◆ **Task details**: Repeat exactly the lines running from the first line of the data to the line containing "leader([392, 466, 466], [296.5, 296.5, 373], (392, 296.5))", both ends included, and nothing else; drop the pictures.

◆ **Source excerpt**:
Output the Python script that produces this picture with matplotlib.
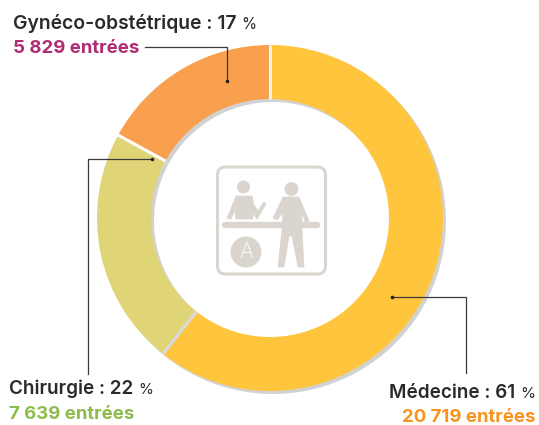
import matplotlib
matplotlib.use("Agg")
import matplotlib.pyplot as plt
import numpy as np
from matplotlib.patches import Circle, FancyBboxPatch, Polygon

categories = ["Médecine", "Chirurgie", "Gynéco-obstétrique"]
entries = [20719, 7639, 5829]
percents = [61, 22, 17]
entry_labels = ["20 719 entrées", "7 639 entrées", "5 829 entrées"]
colors = ["#FFC53D", "#DFD577", "#F9A04F"]
text_colors = ["#F7941E", "#8DBB4C", "#AE2C74"]

W, H = 539, 425
plt.rcParams["font.family"] = ["Inter", "DejaVu Sans"]
fig = plt.figure(figsize=(W / 100, H / 100), dpi=100)
ax = fig.add_axes([0, 0, 1, 1])
def Y(y):
    return H - y

CX, CY, R, HOLE = 270, 218, 173, 119
ax.pie(entries, radius=R, center=(CX + 3, Y(CY + 3)), startangle=90, counterclock=False,
       colors=["#D2D2D2"] * 3, wedgeprops=dict(width=R - HOLE), frame=True)
ax.pie(entries, radius=R, center=(CX, Y(CY)), startangle=90, counterclock=False,
       colors=colors, wedgeprops=dict(width=R - HOLE), frame=True)
# slice separators, at the boundaries given by the data
fractions = np.cumsum(entries) / np.sum(entries)
sep_colors = ["#DADADA", "white", "#F2F2F2"]
for frac, sc in zip(fractions, sep_colors):
    a = np.pi / 2 - 2 * np.pi * frac
    ax.plot([CX + HOLE * np.cos(a), CX + (R + 0.5) * np.cos(a)],
            [Y(CY) + HOLE * np.sin(a), Y(CY) + (R + 0.5) * np.sin(a)],
            color=sc, lw=2.2, solid_capstyle="butt", zorder=3)

ax.set_xlim(0, W)
ax.set_ylim(0, H)
ax.set_aspect("equal")
ax.axis("off")

# leader lines
LC = "#3A3A3A"
def leader(xs, ys, dot):
    ax.plot(xs, [Y(v) for v in ys], color=LC, lw=0.9, solid_joinstyle="miter", zorder=5)
    ax.plot([dot[0]], [Y(dot[1])], "o", color="#222222", ms=2.6, mew=0, zorder=6)
leader([145, 226.5, 226.5], [46.5, 46.5, 80.5], (226.5, 80.5))
leader([88, 88, 152], [374, 159, 159], (152, 159))
leader([392, 466, 466], [296.5, 296.5, 373], (392, 296.5))

# labels
DARK = "#2A2A2C"
FS = 13.6
renderer = fig.canvas.get_renderer()
def label(x, y, cat, pct, ha="left", fs=FS):
    t = ax.text(x, Y(y), f"{cat} : {pct} ", fontsize=fs, fontweight="semibold", color=DARK,
                ha="left", va="baseline", zorder=7)
    p = ax.text(x, Y(y), "%", fontsize=fs * 0.8, color=DARK, ha="left", va="baseline", zorder=7)
    tw = t.get_window_extent(renderer).width
    pw = p.get_window_extent(renderer).width
    if ha == "right":
        t.set_x(x - pw - tw)
        p.set_x(x - pw)
    else:
        p.set_x(x + tw)
label(13, 29, categories[2], percents[2], fs=13.9)
ax.text(13, Y(53), entry_labels[2], fontsize=13.4, fontweight="bold", color=text_colors[2], va="baseline")
label(9, 394, categories[1], percents[1])
ax.text(9, Y(419), entry_labels[1], fontsize=13.4, fontweight="bold", color=text_colors[1], va="baseline")
label(535, 398, categories[0], percents[0], ha="right")
ax.text(535, Y(422), entry_labels[0], fontsize=13.4, fontweight="bold", color=text_colors[0], va="baseline", ha="right")

# central icon
IC = "#DAD5CE"
ax.add_patch(FancyBboxPatch((217.5, Y(274)), 108, 107, boxstyle="round,pad=0,rounding_size=8",
                            fc="none", ec=IC, lw=2.2, zorder=4))
def poly(pts):
    ax.add_patch(Polygon([(x, Y(y)) for x, y in pts], closed=True, fc=IC, ec=IC, lw=0.5, zorder=4))
ax.add_patch(Circle((243.5, Y(187)), 6.5, fc=IC, ec="none", zorder=4))
ax.add_patch(Circle((291.5, Y(189)), 7, fc=IC, ec="none", zorder=4))
# desk
ax.plot([225, 317], [Y(224.5), Y(224.5)], color=IC, lw=4.5, solid_capstyle="round", zorder=4)
# seated person
poly([(236, 196), (252, 196), (254, 205), (258, 211), (264, 202), (266, 204), (257, 219), (253, 213), (253, 219),
      (236, 219), (235, 210), (231, 219), (227, 218)])
# standing person
poly([(283, 197), (299, 197), (309, 221), (305, 222), (302, 212), (302, 230), (304, 267), (298, 267), (292, 236),
      (289, 236), (284, 267), (278, 267), (282, 230), (283, 212), (277, 220), (273, 218)])
# letter disk
ax.add_patch(Circle((246, Y(252)), 15.5, fc=IC, ec="none", zorder=4))
ax.text(246, Y(252), "A", color="white", fontsize=15, ha="center", va="center", zorder=5, fontweight="light")

fig.savefig("out.png", dpi=100)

◆ **Answer for this exercise**:
Output the Python script that produces this picture with matplotlib.
import matplotlib
matplotlib.use("Agg")
import matplotlib.pyplot as plt
import numpy as np
from matplotlib.patches import Circle, FancyBboxPatch, Polygon

categories = ["Médecine", "Chirurgie", "Gynéco-obstétrique"]
entries = [20719, 7639, 5829]
percents = [61, 22, 17]
entry_labels = ["20 719 entrées", "7 639 entrées", "5 829 entrées"]
colors = ["#FFC53D", "#DFD577", "#F9A04F"]
text_colors = ["#F7941E", "#8DBB4C", "#AE2C74"]

W, H = 539, 425
plt.rcParams["font.family"] = ["Inter", "DejaVu Sans"]
fig = plt.figure(figsize=(W / 100, H / 100), dpi=100)
ax = fig.add_axes([0, 0, 1, 1])
def Y(y):
    return H - y

CX, CY, R, HOLE = 270, 218, 173, 119
ax.pie(entries, radius=R, center=(CX + 3, Y(CY + 3)), startangle=90, counterclock=False,
       colors=["#D2D2D2"] * 3, wedgeprops=dict(width=R - HOLE), frame=True)
ax.pie(entries, radius=R, center=(CX, Y(CY)), startangle=90, counterclock=False,
       colors=colors, wedgeprops=dict(width=R - HOLE), frame=True)
# slice separators, at the boundaries given by the data
fractions = np.cumsum(entries) / np.sum(entries)
sep_colors = ["#DADADA", "white", "#F2F2F2"]
for frac, sc in zip(fractions, sep_colors):
    a = np.pi / 2 - 2 * np.pi * frac
    ax.plot([CX + HOLE * np.cos(a), CX + (R + 0.5) * np.cos(a)],
            [Y(CY) + HOLE * np.sin(a), Y(CY) + (R + 0.5) * np.sin(a)],
            color=sc, lw=2.2, solid_capstyle="butt", zorder=3)

ax.set_xlim(0, W)
ax.set_ylim(0, H)
ax.set_aspect("equal")
ax.axis("off")

# leader lines
LC = "#3A3A3A"
def leader(xs, ys, dot):
    ax.plot(xs, [Y(v) for v in ys], color=LC, lw=0.9, solid_joinstyle="miter", zorder=5)
    ax.plot([dot[0]], [Y(dot[1])], "o", color="#222222", ms=2.6, mew=0, zorder=6)
leader([145, 226.5, 226.5], [46.5, 46.5, 80.5], (226.5, 80.5))
leader([88, 88, 152], [374, 159, 159], (152, 159))
leader([392, 466, 466], [296.5, 296.5, 373], (392, 296.5))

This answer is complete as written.